> Exercise aim
Retype, exactly as they stand, the lines from the start of the data to the line that contains "ion_sy = [-0.058, -0.062, -0.064, -0.063]", both ends included. Leave the pictures out.

## start Available data

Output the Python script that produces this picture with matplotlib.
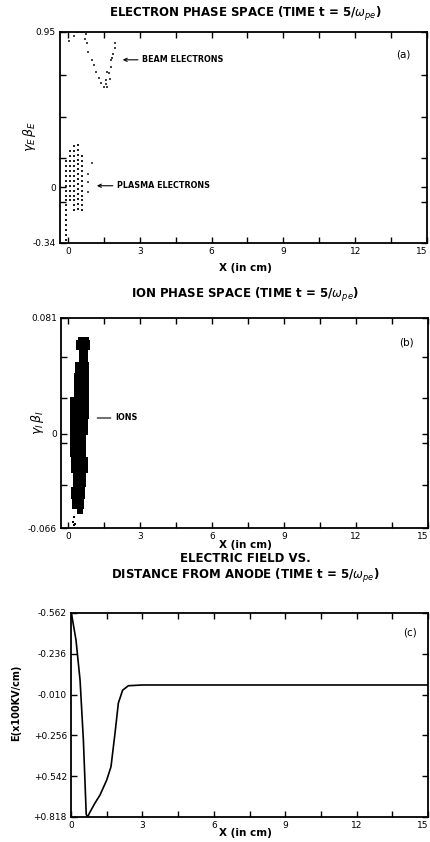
import matplotlib
matplotlib.use('Agg')
import matplotlib.pyplot as plt
import numpy as np

# (a) electron phase space
beam_x = [0.06, 0.25, 0.39, 0.57, 0.75, 0.71, 0.80, 0.85, 0.99, 1.10, 1.19, 1.29, 1.40, 1.50,
          1.64, 1.61, 1.65, 1.72, 1.79, 1.82, 1.85, 1.89, 1.96, 1.96, 1.75, 1.58]
beam_y = [0.897, 0.925, 0.948, 0.948, 0.940, 0.910, 0.880, 0.830, 0.779, 0.748, 0.707, 0.667, 0.636, 0.612,
          0.612, 0.657, 0.707, 0.700, 0.738, 0.779, 0.790, 0.816, 0.850, 0.880, 0.660, 0.630]

plasma_x = [-0.08, 0.08, 0.25, 0.42, 0.60]
plasma_y = [
    [0.16, 0.13, 0.10, 0.07, 0.04, 0.01, -0.02, -0.05, -0.08, -0.11, -0.14, -0.17, -0.20,
     -0.23, -0.26, -0.29, -0.32],
    [0.22, 0.19, 0.16, 0.13, 0.10, 0.07, 0.04, 0.01, -0.02, -0.05, -0.08],
    [0.25, 0.22, 0.19, 0.16, 0.13, 0.10, 0.07, 0.04, 0.01, -0.02, -0.05, -0.08, -0.11, -0.14],
    [0.26, 0.23, 0.20, 0.17, 0.14, 0.11, 0.08, 0.05, 0.02, -0.01, -0.04, -0.07, -0.10, -0.13],
    [0.19, 0.16, 0.13, 0.10, 0.07, 0.04, 0.01, -0.02, -0.05, -0.08, -0.11, -0.14],
]
stray_x = [0.85, 0.85, 0.85, 0.99]
stray_y = [0.08, 0.03, -0.03, 0.15]

# (b) ion phase space: left/right edge of the dense blob at each level
ion_y = [0.068, 0.063, 0.054, 0.047, 0.038, 0.014, 0.007, -0.009, -0.023, -0.032, -0.042, -0.049, -0.056]
ion_xl = [0.40, 0.33, 0.43, 0.29, 0.25, 0.08, 0.08, 0.08, 0.11, 0.20, 0.11, 0.15, 0.36]
ion_xr = [0.85, 0.89, 0.81, 0.85, 0.85, 0.85, 0.81, 0.75, 0.81, 0.75, 0.71, 0.64, 0.61]
ion_sx = [0.25, 0.20, 0.25, 0.30]
ion_sy = [-0.058, -0.062, -0.064, -0.063]

# (c) electric field
field_x = [0.0, 0.03, 0.21, 0.38, 0.52, 0.64, 0.70, 0.78, 1.01, 1.22, 1.50, 1.68, 1.85, 1.99,
           2.17, 2.41, 3.0, 15.0]
field_y = [-0.562, -0.548, -0.379, -0.109, 0.297, 0.80, 0.818, 0.79, 0.723, 0.669, 0.568, 0.478,
           0.25, 0.047, -0.04, -0.07, -0.075, -0.075]
field_labels = ['-0.562', '-0.236', '-0.010', '+0.256', '+0.542', '+0.818']

xt = [0, 3, 6, 9, 12, 15]

W, H = 430, 842
fig = plt.figure(figsize=(W / 100, H / 100), dpi=100)


def box(l, t, r, b):
    return [l / W, 1 - b / H, (r - l) / W, (b - t) / H]


def style(ax):
    ax.set_xticks(xt)
    ax.set_xticklabels([str(v) for v in xt])
    ax.get_xticklabels()[-1].set_horizontalalignment('right')
    ax.set_xticks([1.5, 4.5, 7.5, 10.5, 13.5], minor=True)
    ax.tick_params(which='both', direction='in', top=True, right=True, length=4, width=1,
                   labelsize=6.5, pad=3)
    for s in ax.spines.values():
        s.set_linewidth(1.3)


tfont = dict(fontsize=8.5, fontweight='bold', ha='center', va='center')
lfont = dict(fontsize=7.5, fontweight='bold', ha='center', va='center')

# panel a
ax1 = fig.add_axes(box(60, 32, 427, 243))
ax1.scatter(beam_x, beam_y, s=3, marker='s', color='#444444', linewidths=0)
for xc, ys in zip(plasma_x, plasma_y):
    ax1.scatter([xc] * len(ys), ys, s=3.5, marker='s', color='#222222', linewidths=0)
ax1.scatter(stray_x, stray_y, s=3, marker='s', color='#555555', linewidths=0)
ax1.set_xlim(-0.33, 15)
ax1.set_ylim(-0.34, 0.95)
ax1.set_yticks([0.95, 0.69, 0.43, 0.18, 0, -0.09, -0.34])
ax1.set_yticklabels(['0.95', '', '', '', '0', '', '-0.34'])
style(ax1)
ax1.annotate('BEAM ELECTRONS', xy=(2.29, 0.78), xytext=(3.1, 0.78), fontsize=5.8, fontweight='bold',
             va='center', arrowprops=dict(arrowstyle='->', lw=0.8, color='black', shrinkA=1, shrinkB=0))
ax1.annotate('PLASMA ELECTRONS', xy=(1.21, 0.01), xytext=(2.05, 0.01), fontsize=5.8, fontweight='bold',
             va='center', arrowprops=dict(arrowstyle='->', lw=0.8, color='black', shrinkA=1, shrinkB=0))
ax1.text(13.7, 0.81, '(a)', fontsize=7.5, va='center')
fig.text(245 / W, 1 - 14 / H, r'ELECTRON PHASE SPACE (TIME t = 5/$\omega_{pe}$)', **tfont)
fig.text(245 / W, 1 - 268 / H, 'X (in cm)', **lfont)
fig.text(30 / W, 1 - 137 / H, r'$\gamma_E\,\beta_E$', fontsize=9, rotation=90, ha='center', va='center')

# panel b
ax2 = fig.add_axes(box(61, 318, 428, 528))
ax2.fill_betweenx(ion_y, ion_xl, ion_xr, step='mid', color='black', lw=0)
ax2.scatter(ion_sx, ion_sy, s=3, marker='s', color='black', linewidths=0)
ax2.set_xlim(-0.3, 15)
ax2.set_ylim(-0.066, 0.081)
ax2.set_yticks([0.081, 0.054, 0.025, 0, -0.0065, -0.036, -0.066])
ax2.set_yticklabels(['0.081', '', '', '0', '', '', '-0.066'])
style(ax2)
ax2.annotate('IONS', xy=(1.21, 0.011), xytext=(1.95, 0.011), fontsize=5.8, fontweight='bold',
             va='center', arrowprops=dict(arrowstyle='-', lw=0.8, color='black', shrinkA=1, shrinkB=0))
ax2.text(13.8, 0.064, '(b)', fontsize=7.5, va='center')
fig.text(245 / W, 1 - 295 / H, r'ION PHASE SPACE (TIME t = 5/$\omega_{pe}$)', **tfont)
fig.text(245 / W, 1 - 545 / H, 'X (in cm)', **lfont)
fig.text(37 / W, 1 - 423 / H, r'$\gamma_I\,\beta_I$', fontsize=9, rotation=90, ha='center', va='center')

# panel c
ax3 = fig.add_axes(box(71, 613, 428, 817))
ax3.plot(field_x, field_y, color='black', lw=1.2)
ax3.set_xlim(0, 15)
ax3.set_ylim(0.818, -0.562)
ax3.set_yticks(np.linspace(-0.562, 0.818, len(field_labels)))
ax3.set_yticklabels(field_labels)
style(ax3)
ax3.text(13.95, -0.43, '(c)', fontsize=7.5, va='center')
fig.text(245 / W, 1 - 559 / H, 'ELECTRIC FIELD VS.', **tfont)
fig.text(245 / W, 1 - 576 / H, r'DISTANCE FROM ANODE (TIME t = 5/$\omega_{pe}$)', **tfont)
fig.text(245 / W, 1 - 833 / H, 'X (in cm)', **lfont)
fig.text(16 / W, 1 - 703 / H, 'E(x100KV/cm)', fontsize=7, fontweight='bold', rotation=90,
         ha='center', va='center')

fig.savefig('out.png', dpi=100)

## end Available data

> Task answer
Output the Python script that produces this picture with matplotlib.
import matplotlib
matplotlib.use('Agg')
import matplotlib.pyplot as plt
import numpy as np

# (a) electron phase space
beam_x = [0.06, 0.25, 0.39, 0.57, 0.75, 0.71, 0.80, 0.85, 0.99, 1.10, 1.19, 1.29, 1.40, 1.50,
          1.64, 1.61, 1.65, 1.72, 1.79, 1.82, 1.85, 1.89, 1.96, 1.96, 1.75, 1.58]
beam_y = [0.897, 0.925, 0.948, 0.948, 0.940, 0.910, 0.880, 0.830, 0.779, 0.748, 0.707, 0.667, 0.636, 0.612,
          0.612, 0.657, 0.707, 0.700, 0.738, 0.779, 0.790, 0.816, 0.850, 0.880, 0.660, 0.630]

plasma_x = [-0.08, 0.08, 0.25, 0.42, 0.60]
plasma_y = [
    [0.16, 0.13, 0.10, 0.07, 0.04, 0.01, -0.02, -0.05, -0.08, -0.11, -0.14, -0.17, -0.20,
     -0.23, -0.26, -0.29, -0.32],
    [0.22, 0.19, 0.16, 0.13, 0.10, 0.07, 0.04, 0.01, -0.02, -0.05, -0.08],
    [0.25, 0.22, 0.19, 0.16, 0.13, 0.10, 0.07, 0.04, 0.01, -0.02, -0.05, -0.08, -0.11, -0.14],
    [0.26, 0.23, 0.20, 0.17, 0.14, 0.11, 0.08, 0.05, 0.02, -0.01, -0.04, -0.07, -0.10, -0.13],
    [0.19, 0.16, 0.13, 0.10, 0.07, 0.04, 0.01, -0.02, -0.05, -0.08, -0.11, -0.14],
]
stray_x = [0.85, 0.85, 0.85, 0.99]
stray_y = [0.08, 0.03, -0.03, 0.15]

# (b) ion phase space: left/right edge of the dense blob at each level
ion_y = [0.068, 0.063, 0.054, 0.047, 0.038, 0.014, 0.007, -0.009, -0.023, -0.032, -0.042, -0.049, -0.056]
ion_xl = [0.40, 0.33, 0.43, 0.29, 0.25, 0.08, 0.08, 0.08, 0.11, 0.20, 0.11, 0.15, 0.36]
ion_xr = [0.85, 0.89, 0.81, 0.85, 0.85, 0.85, 0.81, 0.75, 0.81, 0.75, 0.71, 0.64, 0.61]
ion_sx = [0.25, 0.20, 0.25, 0.30]
ion_sy = [-0.058, -0.062, -0.064, -0.063]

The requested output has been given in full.